>>>

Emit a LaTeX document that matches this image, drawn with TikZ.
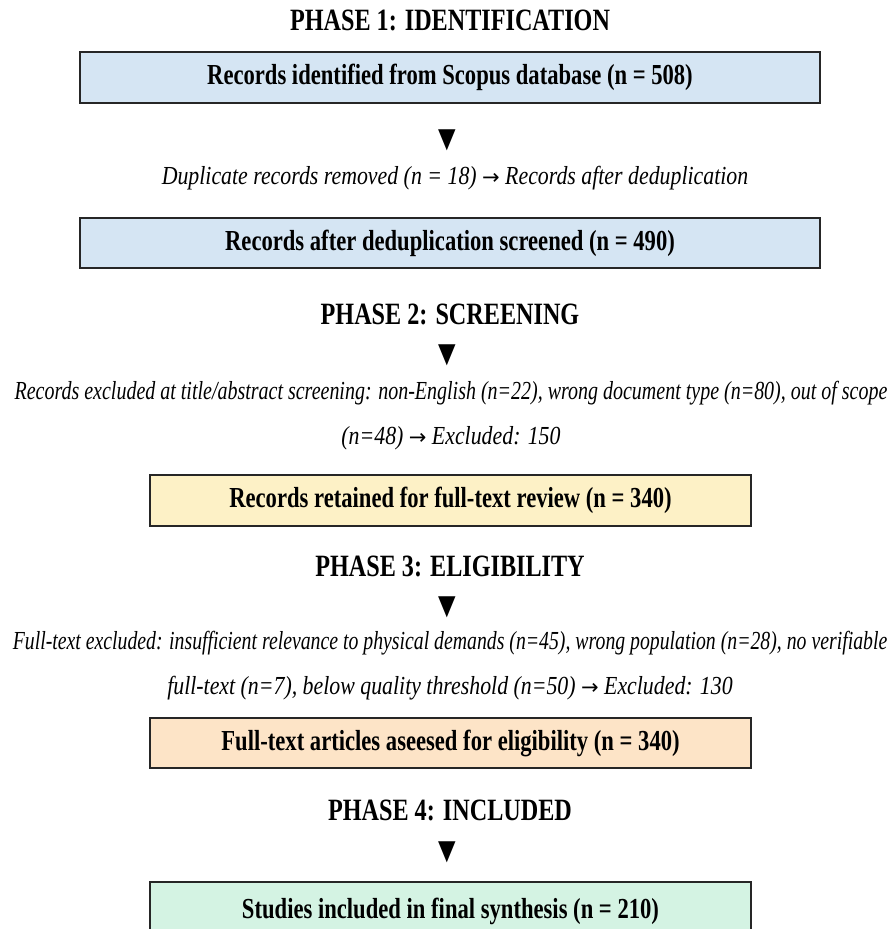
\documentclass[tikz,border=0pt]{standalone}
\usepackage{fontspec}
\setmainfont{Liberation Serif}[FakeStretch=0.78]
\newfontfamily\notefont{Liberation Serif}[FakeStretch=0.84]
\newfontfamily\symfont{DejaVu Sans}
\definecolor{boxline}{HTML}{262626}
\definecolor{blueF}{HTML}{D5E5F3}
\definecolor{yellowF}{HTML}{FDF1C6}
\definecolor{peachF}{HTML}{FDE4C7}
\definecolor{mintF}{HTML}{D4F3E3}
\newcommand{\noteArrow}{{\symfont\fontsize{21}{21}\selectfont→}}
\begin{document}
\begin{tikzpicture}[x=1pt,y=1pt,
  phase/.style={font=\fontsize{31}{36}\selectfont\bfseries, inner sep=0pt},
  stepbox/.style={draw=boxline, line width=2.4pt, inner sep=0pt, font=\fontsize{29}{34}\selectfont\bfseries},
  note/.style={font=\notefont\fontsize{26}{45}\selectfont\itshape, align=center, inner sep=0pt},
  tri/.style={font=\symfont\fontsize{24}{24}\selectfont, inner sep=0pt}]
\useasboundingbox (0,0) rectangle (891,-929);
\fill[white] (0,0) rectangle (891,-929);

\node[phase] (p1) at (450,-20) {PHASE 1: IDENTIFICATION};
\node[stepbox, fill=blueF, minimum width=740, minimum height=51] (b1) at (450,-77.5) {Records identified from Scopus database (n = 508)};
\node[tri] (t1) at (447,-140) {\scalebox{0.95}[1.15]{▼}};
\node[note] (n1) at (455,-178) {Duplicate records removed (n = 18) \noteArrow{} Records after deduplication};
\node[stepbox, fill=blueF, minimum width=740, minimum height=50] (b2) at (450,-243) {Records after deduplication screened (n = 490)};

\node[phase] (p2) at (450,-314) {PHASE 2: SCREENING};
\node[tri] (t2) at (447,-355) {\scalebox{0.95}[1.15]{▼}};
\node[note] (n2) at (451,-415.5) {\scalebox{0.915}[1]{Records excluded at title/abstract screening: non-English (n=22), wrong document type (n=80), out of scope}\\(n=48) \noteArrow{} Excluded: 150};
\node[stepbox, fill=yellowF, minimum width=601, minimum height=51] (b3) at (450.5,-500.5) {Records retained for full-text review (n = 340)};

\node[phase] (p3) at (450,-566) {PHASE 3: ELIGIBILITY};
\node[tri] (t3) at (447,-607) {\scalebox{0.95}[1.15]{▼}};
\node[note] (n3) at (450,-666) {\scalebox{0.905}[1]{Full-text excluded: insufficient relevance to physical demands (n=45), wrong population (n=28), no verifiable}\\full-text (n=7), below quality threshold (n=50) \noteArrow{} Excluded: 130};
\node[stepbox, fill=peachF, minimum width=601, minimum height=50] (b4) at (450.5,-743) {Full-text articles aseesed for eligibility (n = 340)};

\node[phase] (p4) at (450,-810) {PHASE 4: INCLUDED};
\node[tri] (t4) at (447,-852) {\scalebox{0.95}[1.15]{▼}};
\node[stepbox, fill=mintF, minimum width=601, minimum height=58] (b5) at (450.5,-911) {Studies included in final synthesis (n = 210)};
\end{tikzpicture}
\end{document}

<<<
>>>

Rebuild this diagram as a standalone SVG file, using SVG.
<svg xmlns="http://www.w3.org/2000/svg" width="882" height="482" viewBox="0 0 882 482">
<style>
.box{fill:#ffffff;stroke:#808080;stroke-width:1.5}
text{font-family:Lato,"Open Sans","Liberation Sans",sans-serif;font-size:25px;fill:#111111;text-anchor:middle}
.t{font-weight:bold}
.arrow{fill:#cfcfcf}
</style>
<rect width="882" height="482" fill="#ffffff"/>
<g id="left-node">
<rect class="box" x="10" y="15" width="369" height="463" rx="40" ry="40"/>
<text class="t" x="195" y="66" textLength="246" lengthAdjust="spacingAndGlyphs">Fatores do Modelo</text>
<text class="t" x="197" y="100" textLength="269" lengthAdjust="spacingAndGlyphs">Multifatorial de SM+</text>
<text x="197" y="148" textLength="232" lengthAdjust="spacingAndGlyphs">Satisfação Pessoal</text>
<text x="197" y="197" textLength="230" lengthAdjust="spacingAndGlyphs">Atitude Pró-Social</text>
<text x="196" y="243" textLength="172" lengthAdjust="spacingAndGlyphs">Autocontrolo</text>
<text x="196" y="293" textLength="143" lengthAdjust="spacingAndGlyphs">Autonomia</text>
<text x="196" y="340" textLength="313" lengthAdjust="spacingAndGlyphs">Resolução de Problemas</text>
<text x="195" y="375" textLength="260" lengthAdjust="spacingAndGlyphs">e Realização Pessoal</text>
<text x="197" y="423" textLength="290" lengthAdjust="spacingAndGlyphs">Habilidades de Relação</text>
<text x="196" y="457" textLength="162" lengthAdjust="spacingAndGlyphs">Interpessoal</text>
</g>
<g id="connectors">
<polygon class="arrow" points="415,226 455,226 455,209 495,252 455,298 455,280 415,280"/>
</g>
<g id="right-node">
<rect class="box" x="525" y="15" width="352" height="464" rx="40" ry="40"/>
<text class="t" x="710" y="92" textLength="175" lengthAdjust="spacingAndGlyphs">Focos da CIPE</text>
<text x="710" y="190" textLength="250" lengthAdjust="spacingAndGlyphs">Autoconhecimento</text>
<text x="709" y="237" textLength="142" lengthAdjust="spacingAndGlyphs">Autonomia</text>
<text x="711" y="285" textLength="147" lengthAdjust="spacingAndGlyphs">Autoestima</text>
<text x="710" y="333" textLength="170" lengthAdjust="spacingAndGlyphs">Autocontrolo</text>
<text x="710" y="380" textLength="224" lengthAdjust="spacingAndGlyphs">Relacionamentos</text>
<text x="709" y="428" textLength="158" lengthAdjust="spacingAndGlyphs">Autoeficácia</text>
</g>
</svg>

<<<
>>>

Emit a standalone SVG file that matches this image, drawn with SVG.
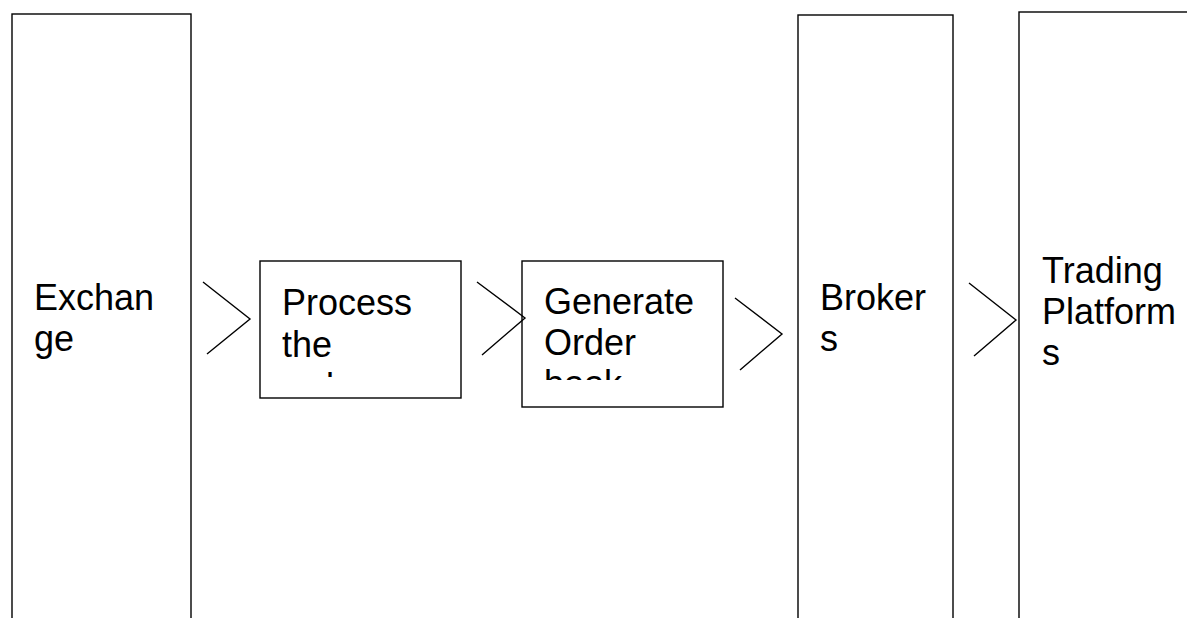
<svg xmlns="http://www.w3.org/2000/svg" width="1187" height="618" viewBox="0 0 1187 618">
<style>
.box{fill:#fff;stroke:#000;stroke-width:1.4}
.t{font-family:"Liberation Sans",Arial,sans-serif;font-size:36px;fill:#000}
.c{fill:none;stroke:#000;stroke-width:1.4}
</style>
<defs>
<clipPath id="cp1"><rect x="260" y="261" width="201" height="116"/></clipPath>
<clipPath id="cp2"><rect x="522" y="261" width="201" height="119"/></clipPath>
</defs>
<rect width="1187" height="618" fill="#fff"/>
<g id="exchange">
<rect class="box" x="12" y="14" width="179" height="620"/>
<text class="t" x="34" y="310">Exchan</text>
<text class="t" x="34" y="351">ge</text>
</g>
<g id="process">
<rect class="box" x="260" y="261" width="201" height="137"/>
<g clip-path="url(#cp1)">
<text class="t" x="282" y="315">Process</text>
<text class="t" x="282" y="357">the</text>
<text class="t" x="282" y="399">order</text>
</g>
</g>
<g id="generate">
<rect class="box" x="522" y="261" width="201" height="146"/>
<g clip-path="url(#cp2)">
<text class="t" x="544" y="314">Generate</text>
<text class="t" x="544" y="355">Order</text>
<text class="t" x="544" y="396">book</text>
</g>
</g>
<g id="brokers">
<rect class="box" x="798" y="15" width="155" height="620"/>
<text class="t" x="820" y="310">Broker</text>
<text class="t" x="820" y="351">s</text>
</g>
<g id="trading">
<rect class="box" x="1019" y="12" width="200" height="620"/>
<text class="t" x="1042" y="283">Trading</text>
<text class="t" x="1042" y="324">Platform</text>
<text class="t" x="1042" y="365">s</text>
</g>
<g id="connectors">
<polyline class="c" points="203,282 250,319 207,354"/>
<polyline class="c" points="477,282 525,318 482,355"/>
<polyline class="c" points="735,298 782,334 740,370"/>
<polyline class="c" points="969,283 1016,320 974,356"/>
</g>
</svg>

<<<

● **Task objective**
Copy all lines from the material that include "standalone".

● **Answer to this exercise**
\documentclass[tikz,border=0pt]{standalone}
Rebuild this diagram as a standalone SVG file, using SVG.
Emit a standalone SVG file that matches this image, drawn with SVG.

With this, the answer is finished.